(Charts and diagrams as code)
Begin
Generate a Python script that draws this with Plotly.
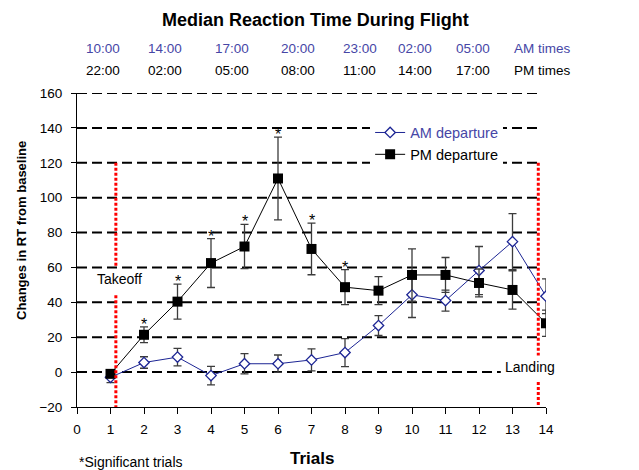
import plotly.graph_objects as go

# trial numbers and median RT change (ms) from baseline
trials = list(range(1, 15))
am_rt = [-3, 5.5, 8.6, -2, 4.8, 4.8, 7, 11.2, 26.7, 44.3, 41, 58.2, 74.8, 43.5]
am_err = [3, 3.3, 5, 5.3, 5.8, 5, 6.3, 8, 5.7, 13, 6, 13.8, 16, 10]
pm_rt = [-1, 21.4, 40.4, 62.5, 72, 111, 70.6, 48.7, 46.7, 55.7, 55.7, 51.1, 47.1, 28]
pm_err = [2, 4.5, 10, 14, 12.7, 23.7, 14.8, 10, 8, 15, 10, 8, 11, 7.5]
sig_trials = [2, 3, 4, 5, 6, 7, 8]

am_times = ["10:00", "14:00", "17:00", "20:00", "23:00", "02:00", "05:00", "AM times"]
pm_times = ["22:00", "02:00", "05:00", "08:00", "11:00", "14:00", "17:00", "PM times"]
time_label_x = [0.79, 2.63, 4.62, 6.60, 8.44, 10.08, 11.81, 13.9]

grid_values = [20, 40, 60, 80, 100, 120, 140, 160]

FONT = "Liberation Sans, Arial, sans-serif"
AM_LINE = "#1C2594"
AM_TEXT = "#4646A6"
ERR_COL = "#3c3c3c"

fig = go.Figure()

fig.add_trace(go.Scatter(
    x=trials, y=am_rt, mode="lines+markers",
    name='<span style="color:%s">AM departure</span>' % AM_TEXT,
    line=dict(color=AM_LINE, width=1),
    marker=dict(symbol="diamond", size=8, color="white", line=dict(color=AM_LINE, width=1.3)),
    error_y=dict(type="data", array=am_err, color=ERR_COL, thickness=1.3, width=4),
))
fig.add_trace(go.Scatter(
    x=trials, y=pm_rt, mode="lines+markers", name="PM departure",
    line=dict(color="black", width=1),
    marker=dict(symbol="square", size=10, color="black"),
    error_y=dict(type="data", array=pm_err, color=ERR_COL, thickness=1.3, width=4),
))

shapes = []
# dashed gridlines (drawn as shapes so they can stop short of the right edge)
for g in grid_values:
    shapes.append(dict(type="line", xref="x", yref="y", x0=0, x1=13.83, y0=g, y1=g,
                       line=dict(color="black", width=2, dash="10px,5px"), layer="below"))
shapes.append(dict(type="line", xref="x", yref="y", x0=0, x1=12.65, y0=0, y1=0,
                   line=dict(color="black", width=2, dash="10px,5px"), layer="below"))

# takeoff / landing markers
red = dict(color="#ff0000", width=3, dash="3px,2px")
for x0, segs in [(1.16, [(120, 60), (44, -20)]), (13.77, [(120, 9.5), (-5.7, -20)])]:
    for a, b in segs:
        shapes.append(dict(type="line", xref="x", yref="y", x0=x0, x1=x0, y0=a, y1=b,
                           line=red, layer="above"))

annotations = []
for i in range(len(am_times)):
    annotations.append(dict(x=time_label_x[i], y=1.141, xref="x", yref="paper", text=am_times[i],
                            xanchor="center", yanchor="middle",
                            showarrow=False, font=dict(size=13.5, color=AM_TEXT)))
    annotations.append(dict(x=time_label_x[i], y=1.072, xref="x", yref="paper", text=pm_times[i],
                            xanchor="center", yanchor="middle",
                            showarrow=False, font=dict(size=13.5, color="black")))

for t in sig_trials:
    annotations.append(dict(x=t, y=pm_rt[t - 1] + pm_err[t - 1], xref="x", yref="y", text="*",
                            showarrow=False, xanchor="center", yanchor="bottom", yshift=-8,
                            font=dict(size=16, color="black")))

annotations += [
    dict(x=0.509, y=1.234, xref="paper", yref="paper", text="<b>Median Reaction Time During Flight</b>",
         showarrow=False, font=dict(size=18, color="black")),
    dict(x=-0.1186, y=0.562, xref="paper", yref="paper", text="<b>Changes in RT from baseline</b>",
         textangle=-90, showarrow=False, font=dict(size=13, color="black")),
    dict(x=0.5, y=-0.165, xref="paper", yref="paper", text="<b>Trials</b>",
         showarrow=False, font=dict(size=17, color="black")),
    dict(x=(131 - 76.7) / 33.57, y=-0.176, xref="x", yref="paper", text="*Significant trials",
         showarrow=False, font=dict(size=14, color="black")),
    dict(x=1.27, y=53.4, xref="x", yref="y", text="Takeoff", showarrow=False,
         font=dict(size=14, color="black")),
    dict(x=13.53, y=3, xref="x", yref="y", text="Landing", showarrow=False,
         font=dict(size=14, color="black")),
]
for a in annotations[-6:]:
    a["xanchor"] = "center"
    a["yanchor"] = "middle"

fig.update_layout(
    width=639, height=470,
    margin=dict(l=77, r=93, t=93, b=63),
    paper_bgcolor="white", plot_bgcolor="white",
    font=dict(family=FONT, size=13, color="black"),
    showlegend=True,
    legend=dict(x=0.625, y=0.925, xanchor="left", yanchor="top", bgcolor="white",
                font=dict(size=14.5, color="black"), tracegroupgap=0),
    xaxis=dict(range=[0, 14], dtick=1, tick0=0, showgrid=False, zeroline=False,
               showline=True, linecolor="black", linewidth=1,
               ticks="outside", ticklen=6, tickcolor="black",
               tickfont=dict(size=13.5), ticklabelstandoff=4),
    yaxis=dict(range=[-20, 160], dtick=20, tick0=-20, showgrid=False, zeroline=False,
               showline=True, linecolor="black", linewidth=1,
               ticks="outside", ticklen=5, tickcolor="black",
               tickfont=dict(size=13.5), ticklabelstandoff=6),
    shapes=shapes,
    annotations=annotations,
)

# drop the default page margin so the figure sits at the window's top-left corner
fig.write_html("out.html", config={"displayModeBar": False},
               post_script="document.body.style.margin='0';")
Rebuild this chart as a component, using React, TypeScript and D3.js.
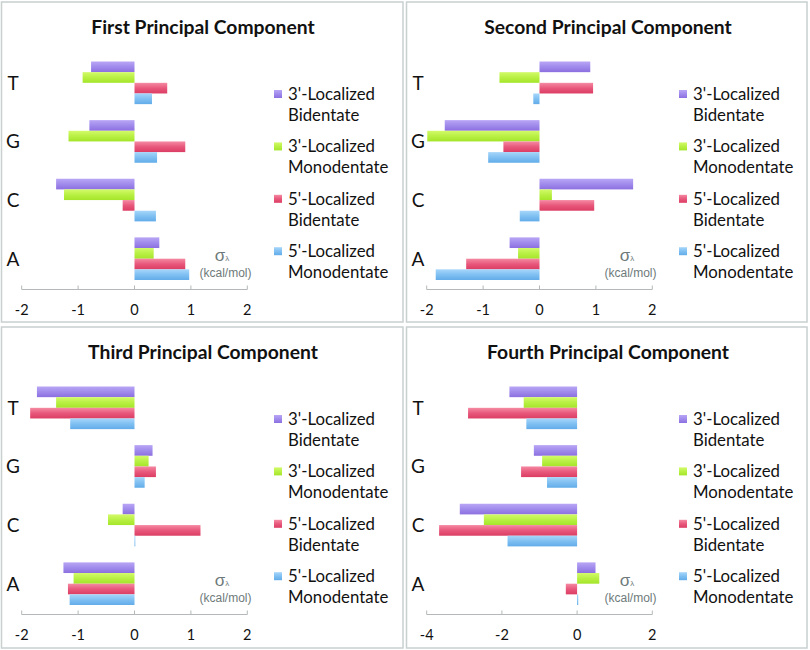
End
Copy each line of the records precisely and drop any images they hold.

**Response**
Generate a Python script that draws this with Plotly.
import plotly.graph_objects as go

# trial numbers and median RT change (ms) from baseline
trials = list(range(1, 15))
am_rt = [-3, 5.5, 8.6, -2, 4.8, 4.8, 7, 11.2, 26.7, 44.3, 41, 58.2, 74.8, 43.5]
am_err = [3, 3.3, 5, 5.3, 5.8, 5, 6.3, 8, 5.7, 13, 6, 13.8, 16, 10]
pm_rt = [-1, 21.4, 40.4, 62.5, 72, 111, 70.6, 48.7, 46.7, 55.7, 55.7, 51.1, 47.1, 28]
pm_err = [2, 4.5, 10, 14, 12.7, 23.7, 14.8, 10, 8, 15, 10, 8, 11, 7.5]
sig_trials = [2, 3, 4, 5, 6, 7, 8]

am_times = ["10:00", "14:00", "17:00", "20:00", "23:00", "02:00", "05:00", "AM times"]
pm_times = ["22:00", "02:00", "05:00", "08:00", "11:00", "14:00", "17:00", "PM times"]
time_label_x = [0.79, 2.63, 4.62, 6.60, 8.44, 10.08, 11.81, 13.9]

grid_values = [20, 40, 60, 80, 100, 120, 140, 160]

FONT = "Liberation Sans, Arial, sans-serif"
AM_LINE = "#1C2594"
AM_TEXT = "#4646A6"
ERR_COL = "#3c3c3c"

fig = go.Figure()

fig.add_trace(go.Scatter(
    x=trials, y=am_rt, mode="lines+markers",
    name='<span style="color:%s">AM departure</span>' % AM_TEXT,
    line=dict(color=AM_LINE, width=1),
    marker=dict(symbol="diamond", size=8, color="white", line=dict(color=AM_LINE, width=1.3)),
    error_y=dict(type="data", array=am_err, color=ERR_COL, thickness=1.3, width=4),
))
fig.add_trace(go.Scatter(
    x=trials, y=pm_rt, mode="lines+markers", name="PM departure",
    line=dict(color="black", width=1),
    marker=dict(symbol="square", size=10, color="black"),
    error_y=dict(type="data", array=pm_err, color=ERR_COL, thickness=1.3, width=4),
))

shapes = []
# dashed gridlines (drawn as shapes so they can stop short of the right edge)
for g in grid_values:
    shapes.append(dict(type="line", xref="x", yref="y", x0=0, x1=13.83, y0=g, y1=g,
                       line=dict(color="black", width=2, dash="10px,5px"), layer="below"))
shapes.append(dict(type="line", xref="x", yref="y", x0=0, x1=12.65, y0=0, y1=0,
                   line=dict(color="black", width=2, dash="10px,5px"), layer="below"))

# takeoff / landing markers
red = dict(color="#ff0000", width=3, dash="3px,2px")
for x0, segs in [(1.16, [(120, 60), (44, -20)]), (13.77, [(120, 9.5), (-5.7, -20)])]:
    for a, b in segs:
        shapes.append(dict(type="line", xref="x", yref="y", x0=x0, x1=x0, y0=a, y1=b,
                           line=red, layer="above"))

annotations = []
for i in range(len(am_times)):
    annotations.append(dict(x=time_label_x[i], y=1.141, xref="x", yref="paper", text=am_times[i],
                            xanchor="center", yanchor="middle",
                            showarrow=False, font=dict(size=13.5, color=AM_TEXT)))
    annotations.append(dict(x=time_label_x[i], y=1.072, xref="x", yref="paper", text=pm_times[i],
                            xanchor="center", yanchor="middle",
                            showarrow=False, font=dict(size=13.5, color="black")))

for t in sig_trials:
    annotations.append(dict(x=t, y=pm_rt[t - 1] + pm_err[t - 1], xref="x", yref="y", text="*",
                            showarrow=False, xanchor="center", yanchor="bottom", yshift=-8,
                            font=dict(size=16, color="black")))

annotations += [
    dict(x=0.509, y=1.234, xref="paper", yref="paper", text="<b>Median Reaction Time During Flight</b>",
         showarrow=False, font=dict(size=18, color="black")),
    dict(x=-0.1186, y=0.562, xref="paper", yref="paper", text="<b>Changes in RT from baseline</b>",
         textangle=-90, showarrow=False, font=dict(size=13, color="black")),
    dict(x=0.5, y=-0.165, xref="paper", yref="paper", text="<b>Trials</b>",
         showarrow=False, font=dict(size=17, color="black")),
    dict(x=(131 - 76.7) / 33.57, y=-0.176, xref="x", yref="paper", text="*Significant trials",
         showarrow=False, font=dict(size=14, color="black")),
    dict(x=1.27, y=53.4, xref="x", yref="y", text="Takeoff", showarrow=False,
         font=dict(size=14, color="black")),
    dict(x=13.53, y=3, xref="x", yref="y", text="Landing", showarrow=False,
         font=dict(size=14, color="black")),
]
for a in annotations[-6:]:
    a["xanchor"] = "center"
    a["yanchor"] = "middle"

fig.update_layout(
    width=639, height=470,
    margin=dict(l=77, r=93, t=93, b=63),
    paper_bgcolor="white", plot_bgcolor="white",
    font=dict(family=FONT, size=13, color="black"),
    showlegend=True,
    legend=dict(x=0.625, y=0.925, xanchor="left", yanchor="top", bgcolor="white",
                font=dict(size=14.5, color="black"), tracegroupgap=0),
    xaxis=dict(range=[0, 14], dtick=1, tick0=0, showgrid=False, zeroline=False,
               showline=True, linecolor="black", linewidth=1,
               ticks="outside", ticklen=6, tickcolor="black",
               tickfont=dict(size=13.5), ticklabelstandoff=4),
    yaxis=dict(range=[-20, 160], dtick=20, tick0=-20, showgrid=False, zeroline=False,
               showline=True, linecolor="black", linewidth=1,
               ticks="outside", ticklen=5, tickcolor="black",
               tickfont=dict(size=13.5), ticklabelstandoff=6),
    shapes=shapes,
    annotations=annotations,
)

# drop the default page margin so the figure sits at the window's top-left corner
fig.write_html("out.html", config={"displayModeBar": False},
               post_script="document.body.style.margin='0';")
Rebuild this chart as a component, using React, TypeScript and D3.js.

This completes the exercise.